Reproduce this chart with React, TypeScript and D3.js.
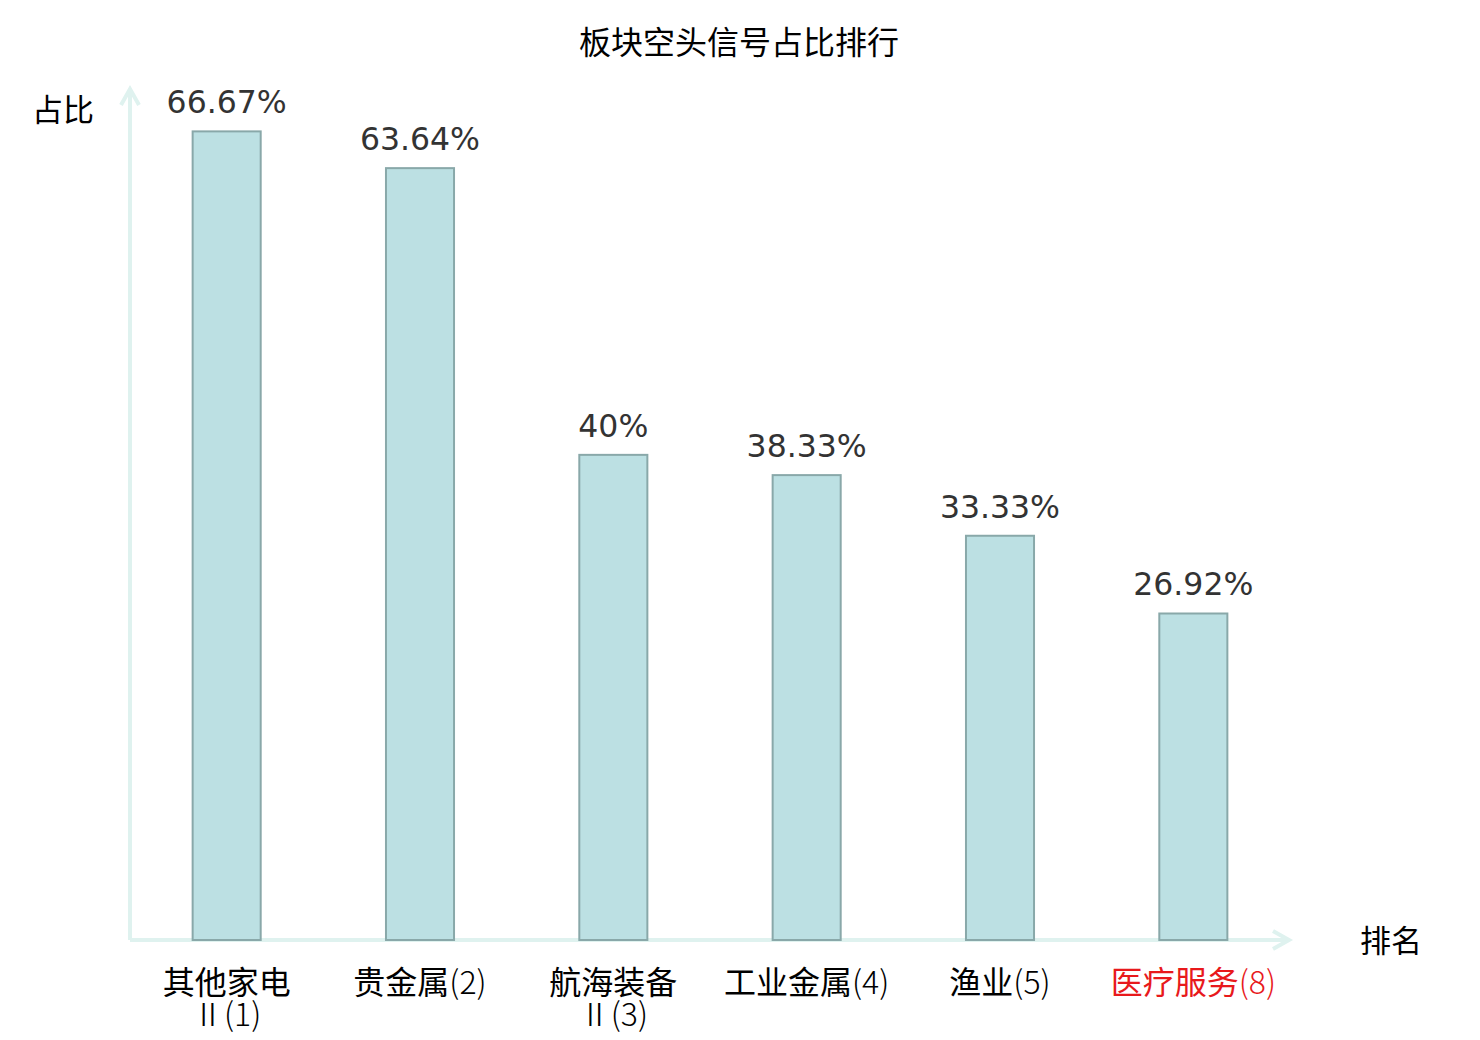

==*==

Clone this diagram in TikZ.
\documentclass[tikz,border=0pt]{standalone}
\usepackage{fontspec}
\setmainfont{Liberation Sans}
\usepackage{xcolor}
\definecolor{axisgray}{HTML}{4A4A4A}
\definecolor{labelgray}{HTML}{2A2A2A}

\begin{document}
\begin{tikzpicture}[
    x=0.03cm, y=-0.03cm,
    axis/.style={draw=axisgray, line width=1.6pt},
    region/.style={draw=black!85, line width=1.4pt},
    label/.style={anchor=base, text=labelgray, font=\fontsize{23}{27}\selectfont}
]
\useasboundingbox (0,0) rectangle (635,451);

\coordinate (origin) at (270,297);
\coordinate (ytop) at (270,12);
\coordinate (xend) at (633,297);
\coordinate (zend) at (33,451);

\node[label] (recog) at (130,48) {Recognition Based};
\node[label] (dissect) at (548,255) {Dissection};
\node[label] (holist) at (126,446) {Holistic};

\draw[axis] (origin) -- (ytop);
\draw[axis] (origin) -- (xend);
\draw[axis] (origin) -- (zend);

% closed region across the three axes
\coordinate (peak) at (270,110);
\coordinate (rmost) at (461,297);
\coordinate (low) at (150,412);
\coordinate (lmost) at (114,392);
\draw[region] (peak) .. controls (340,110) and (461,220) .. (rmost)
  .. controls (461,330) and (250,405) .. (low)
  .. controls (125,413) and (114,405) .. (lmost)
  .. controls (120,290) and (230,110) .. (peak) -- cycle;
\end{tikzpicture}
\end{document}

==*==

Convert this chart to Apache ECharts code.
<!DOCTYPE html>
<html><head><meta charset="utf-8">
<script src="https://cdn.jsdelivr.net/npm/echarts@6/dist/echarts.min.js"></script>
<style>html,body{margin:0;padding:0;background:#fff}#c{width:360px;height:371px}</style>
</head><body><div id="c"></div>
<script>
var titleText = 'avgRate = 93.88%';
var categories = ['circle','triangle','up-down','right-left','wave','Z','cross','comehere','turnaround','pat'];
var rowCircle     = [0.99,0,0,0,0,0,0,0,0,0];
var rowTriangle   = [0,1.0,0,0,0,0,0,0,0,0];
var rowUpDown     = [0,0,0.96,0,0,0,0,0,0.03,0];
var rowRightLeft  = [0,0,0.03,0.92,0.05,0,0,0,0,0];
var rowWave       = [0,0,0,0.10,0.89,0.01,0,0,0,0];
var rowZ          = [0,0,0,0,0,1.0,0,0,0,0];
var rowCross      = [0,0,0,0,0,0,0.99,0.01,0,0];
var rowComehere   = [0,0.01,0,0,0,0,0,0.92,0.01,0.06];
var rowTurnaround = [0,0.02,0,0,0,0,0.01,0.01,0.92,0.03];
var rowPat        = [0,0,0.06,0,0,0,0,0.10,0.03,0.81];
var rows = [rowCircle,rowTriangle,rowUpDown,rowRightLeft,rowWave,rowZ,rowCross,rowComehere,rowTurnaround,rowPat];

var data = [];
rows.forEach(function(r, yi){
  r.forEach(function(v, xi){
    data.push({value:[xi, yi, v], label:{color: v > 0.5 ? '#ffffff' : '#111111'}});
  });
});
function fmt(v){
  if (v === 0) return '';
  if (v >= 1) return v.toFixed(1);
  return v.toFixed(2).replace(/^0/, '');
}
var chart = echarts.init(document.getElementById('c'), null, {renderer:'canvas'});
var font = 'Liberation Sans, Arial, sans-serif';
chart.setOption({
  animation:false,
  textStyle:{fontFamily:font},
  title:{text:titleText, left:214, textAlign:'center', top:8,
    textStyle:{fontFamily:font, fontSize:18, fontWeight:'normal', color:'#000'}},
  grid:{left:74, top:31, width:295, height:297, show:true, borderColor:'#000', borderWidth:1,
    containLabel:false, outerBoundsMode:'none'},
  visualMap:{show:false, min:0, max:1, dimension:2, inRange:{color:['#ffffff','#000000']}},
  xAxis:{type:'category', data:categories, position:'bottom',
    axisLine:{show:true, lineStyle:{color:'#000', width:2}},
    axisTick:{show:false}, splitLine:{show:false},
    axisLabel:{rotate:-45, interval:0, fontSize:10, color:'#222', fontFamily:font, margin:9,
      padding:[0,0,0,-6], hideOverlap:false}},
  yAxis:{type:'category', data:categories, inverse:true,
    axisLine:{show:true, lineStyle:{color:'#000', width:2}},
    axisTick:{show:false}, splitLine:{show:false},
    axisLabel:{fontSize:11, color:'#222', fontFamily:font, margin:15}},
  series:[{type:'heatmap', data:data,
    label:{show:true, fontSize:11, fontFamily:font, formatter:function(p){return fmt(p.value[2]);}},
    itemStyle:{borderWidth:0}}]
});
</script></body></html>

==*==

Reproduce word for word the material above, beginning with the line that contains "Clone this diagram in TikZ." and ending with the line that contains "(0,0) rectangle (635,451);".

Clone this diagram in TikZ.
\documentclass[tikz,border=0pt]{standalone}
\usepackage{fontspec}
\setmainfont{Liberation Sans}
\usepackage{xcolor}
\definecolor{axisgray}{HTML}{4A4A4A}
\definecolor{labelgray}{HTML}{2A2A2A}

\begin{document}
\begin{tikzpicture}[
    x=0.03cm, y=-0.03cm,
    axis/.style={draw=axisgray, line width=1.6pt},
    region/.style={draw=black!85, line width=1.4pt},
    label/.style={anchor=base, text=labelgray, font=\fontsize{23}{27}\selectfont}
]
\useasboundingbox (0,0) rectangle (635,451);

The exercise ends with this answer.